Lecturas de papel
La verdadera y real privatización existe en Venezuela desde hace años. Y esta es arrastrada como una enfermedad, como un mal que paulatinamente lo envuelve todo y ahora se ha instalado en el cuerpo social del Estado.
Nos referimos a la buhonería en Venezuela. Esta actividad, donde se vive la verdad del capitalismo salvaje, ha copado todos los espacios públicos en nuestro país. Desde la capital venezolana, capitales de estado, de municipios y parroquias, han sido asaltados por estas hordas de improvisados comerciantes. Entre una histeria de gritos, sudores, arengas, sonidos de estridentes vallenatos y rock ácido, se venden pantaletas, fresas, kino y triple gordo, queso guayanés, velas, zapatos, tomates y verduras, pimentón y demás guisos de esta insufrible e inmortal Venezuela.
No existe una sola acera en este país que no esté tomada por estos dueños y señores del espacio público. Esquinas, recodos, plazas, plazoletas, frentes de terminales de pasajeros, bulevares, parques, alrededores de hospitales, escuelas, liceos y universidades. Sobre todo los viejos espacios donde el encuentro era cosa normal, como las cercanías de las plazas Bolívar, ahora están intervenidas por estos vendedores de cualquier cosa.
Mientras los comerciantes formales deben cancelar puntualmente sus impuestos a las alcaldías y rentas nacionales, los buhoneros colocan frente a los negocios de aquellos sus tarantines de plástico.
Pasa esto en San Fernando de Apure, en su único bulevar. Pueden verse las estructuras que arman con barras de hierro y forran con plástico negro. Las aceras en ambos lados son imposibles de transitar. En Cabudare, capital de Palavecino, en Lara, todos los miércoles hay una larga calle de más de dos cuadras, junto con sus aceras y adyacencias, donde el asfalto y aceras sirven de mesa para los cientos de vendedores. Al igual que en la avenida Intercomunal, donde los vendedores de “pan sobao”, frutas y loterías se han adueñado de las paradas de autobuses. Así pasa también en la famosa calle Ramírez, en el centro de San Félix, estado Bolívar, y en Cumaná, Juan Griego, Tucupita, La Guaira, Calabozo, Morón, Maracay, y pare usted de contar.
Es triste presenciar como se han estado privatizando los espacios públicos en la Venezuela actual.
Y si este paisaje de ranchificación nacional se desarrolla durante el día, mientras el presidente, el gobernador, el alcalde, los diputados nacionales, regionales, los concejales y demás autoridades del Estado transitan el país.

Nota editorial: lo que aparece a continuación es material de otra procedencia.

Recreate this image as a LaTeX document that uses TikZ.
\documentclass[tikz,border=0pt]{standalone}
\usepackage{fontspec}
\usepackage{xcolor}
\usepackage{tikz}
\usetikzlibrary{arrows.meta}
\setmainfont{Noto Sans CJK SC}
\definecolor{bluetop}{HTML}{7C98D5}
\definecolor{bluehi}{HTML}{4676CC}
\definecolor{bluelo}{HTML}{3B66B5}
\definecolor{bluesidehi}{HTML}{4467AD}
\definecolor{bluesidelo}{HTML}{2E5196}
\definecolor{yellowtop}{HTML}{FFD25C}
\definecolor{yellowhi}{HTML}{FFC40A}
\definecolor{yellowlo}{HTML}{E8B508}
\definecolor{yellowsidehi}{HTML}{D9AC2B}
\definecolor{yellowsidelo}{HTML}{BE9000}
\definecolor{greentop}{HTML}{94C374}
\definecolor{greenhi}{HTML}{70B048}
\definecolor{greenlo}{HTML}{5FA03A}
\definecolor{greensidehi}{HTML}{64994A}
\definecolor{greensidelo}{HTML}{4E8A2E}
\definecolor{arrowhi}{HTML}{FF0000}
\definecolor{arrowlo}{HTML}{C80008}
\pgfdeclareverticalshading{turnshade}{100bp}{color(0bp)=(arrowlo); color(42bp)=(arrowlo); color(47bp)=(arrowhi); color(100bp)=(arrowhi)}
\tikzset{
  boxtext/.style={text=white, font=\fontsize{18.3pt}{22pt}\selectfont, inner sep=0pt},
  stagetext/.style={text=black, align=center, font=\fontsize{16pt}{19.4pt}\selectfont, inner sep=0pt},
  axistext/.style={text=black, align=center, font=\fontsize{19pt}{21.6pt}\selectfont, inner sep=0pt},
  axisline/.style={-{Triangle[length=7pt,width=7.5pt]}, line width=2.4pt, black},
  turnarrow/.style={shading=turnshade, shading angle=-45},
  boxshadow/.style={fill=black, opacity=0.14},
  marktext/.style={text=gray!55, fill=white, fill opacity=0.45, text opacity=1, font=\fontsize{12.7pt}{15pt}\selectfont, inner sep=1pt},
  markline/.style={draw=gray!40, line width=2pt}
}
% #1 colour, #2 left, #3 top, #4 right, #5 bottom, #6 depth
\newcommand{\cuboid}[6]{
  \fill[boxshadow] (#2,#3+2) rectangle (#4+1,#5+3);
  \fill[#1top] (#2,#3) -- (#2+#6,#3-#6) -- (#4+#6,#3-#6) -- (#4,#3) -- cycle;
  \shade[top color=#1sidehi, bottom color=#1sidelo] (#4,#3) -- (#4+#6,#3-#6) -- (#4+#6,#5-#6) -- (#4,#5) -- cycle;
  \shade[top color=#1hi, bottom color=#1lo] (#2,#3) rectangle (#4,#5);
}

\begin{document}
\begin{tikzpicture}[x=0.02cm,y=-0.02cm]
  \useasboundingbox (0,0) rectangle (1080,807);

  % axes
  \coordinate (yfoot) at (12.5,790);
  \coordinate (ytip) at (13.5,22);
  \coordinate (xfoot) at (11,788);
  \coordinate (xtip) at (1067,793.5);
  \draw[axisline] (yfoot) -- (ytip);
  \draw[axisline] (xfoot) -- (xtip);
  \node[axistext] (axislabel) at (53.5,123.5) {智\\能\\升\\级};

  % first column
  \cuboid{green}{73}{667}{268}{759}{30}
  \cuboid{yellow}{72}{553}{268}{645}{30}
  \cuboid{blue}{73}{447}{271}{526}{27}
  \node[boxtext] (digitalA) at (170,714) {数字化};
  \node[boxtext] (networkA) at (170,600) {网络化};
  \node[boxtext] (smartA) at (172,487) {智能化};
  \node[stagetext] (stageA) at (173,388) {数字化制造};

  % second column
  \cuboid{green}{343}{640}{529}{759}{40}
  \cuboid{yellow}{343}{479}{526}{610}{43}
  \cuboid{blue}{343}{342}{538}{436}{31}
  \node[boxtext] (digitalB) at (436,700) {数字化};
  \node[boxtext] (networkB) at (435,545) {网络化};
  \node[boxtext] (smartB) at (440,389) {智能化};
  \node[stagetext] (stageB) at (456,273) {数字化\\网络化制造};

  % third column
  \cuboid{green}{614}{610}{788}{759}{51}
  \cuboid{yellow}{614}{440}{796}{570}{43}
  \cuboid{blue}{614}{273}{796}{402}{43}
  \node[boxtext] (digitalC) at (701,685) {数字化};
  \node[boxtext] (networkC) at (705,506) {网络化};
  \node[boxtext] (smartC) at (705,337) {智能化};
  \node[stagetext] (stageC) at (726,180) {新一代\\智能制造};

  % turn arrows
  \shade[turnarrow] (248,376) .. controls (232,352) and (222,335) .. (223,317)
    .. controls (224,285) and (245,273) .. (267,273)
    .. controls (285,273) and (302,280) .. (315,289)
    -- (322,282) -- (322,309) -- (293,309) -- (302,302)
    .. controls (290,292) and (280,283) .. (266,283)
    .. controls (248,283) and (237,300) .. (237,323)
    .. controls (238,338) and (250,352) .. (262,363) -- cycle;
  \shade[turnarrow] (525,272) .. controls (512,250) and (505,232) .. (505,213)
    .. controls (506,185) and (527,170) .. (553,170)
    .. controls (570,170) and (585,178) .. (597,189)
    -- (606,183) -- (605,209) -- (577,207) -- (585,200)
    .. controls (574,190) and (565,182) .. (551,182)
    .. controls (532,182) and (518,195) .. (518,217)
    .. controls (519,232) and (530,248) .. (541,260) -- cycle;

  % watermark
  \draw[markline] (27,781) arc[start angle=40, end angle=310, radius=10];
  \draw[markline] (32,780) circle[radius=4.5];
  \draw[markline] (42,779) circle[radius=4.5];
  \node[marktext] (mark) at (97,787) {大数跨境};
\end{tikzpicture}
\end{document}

Por la tarde el paisaje nuevamente cambia.
Alrededor de los desperdicios que quedan por tanto desecho vertido en las aceras y demás sitios públicos, el atardecer venezolano se llena de olores de fritanga en los miles de locales de comida rápida que instalan los perrocalenteros, vendedores de hamburguesas, comida internacional (china, árabe) por millones de improvisados cocineros quienes no poseen, en su inmensa mayoría, permisos sanitarios para ejercer tan delicado oficio.
Cualquier esquina es sitio ideal para vender comida por la noche. Los comensales se sientan al borde de la acera mientras los vehículos pasan aderezando con humo y tierra sus aceitosos platos. Los jugos son preparados con “agua del chorro” y los utensilios se restriegan con trapos para volverlos a usar una y otra vez, como el aceite usado para freír.
Mientras esto ocurre los semáforos de cada una de las ciudades de este país son tomados por los “pirueteros”. Jóvenes que improvisan maromas entre candela que echan por la boca mientras las muchachas desdoblan sus envejecidos cuerpos entre cintas de colores o esferas que terminan en el suelo.
Son los dueños de los semáforos, junto con los niños y ancianos limosneros, en un país inmensamente rico en materias primas pero infinitamente pobre en educación y gerenciado con mentalidad marginal. Un país que tiene la luz roja encendida como señal de urgencia. Como último llamado a una ciudadanía que parece estar contemplando la ruina de una forma de vida que es un tumor, un cáncer que debe ser extirpado de raíz.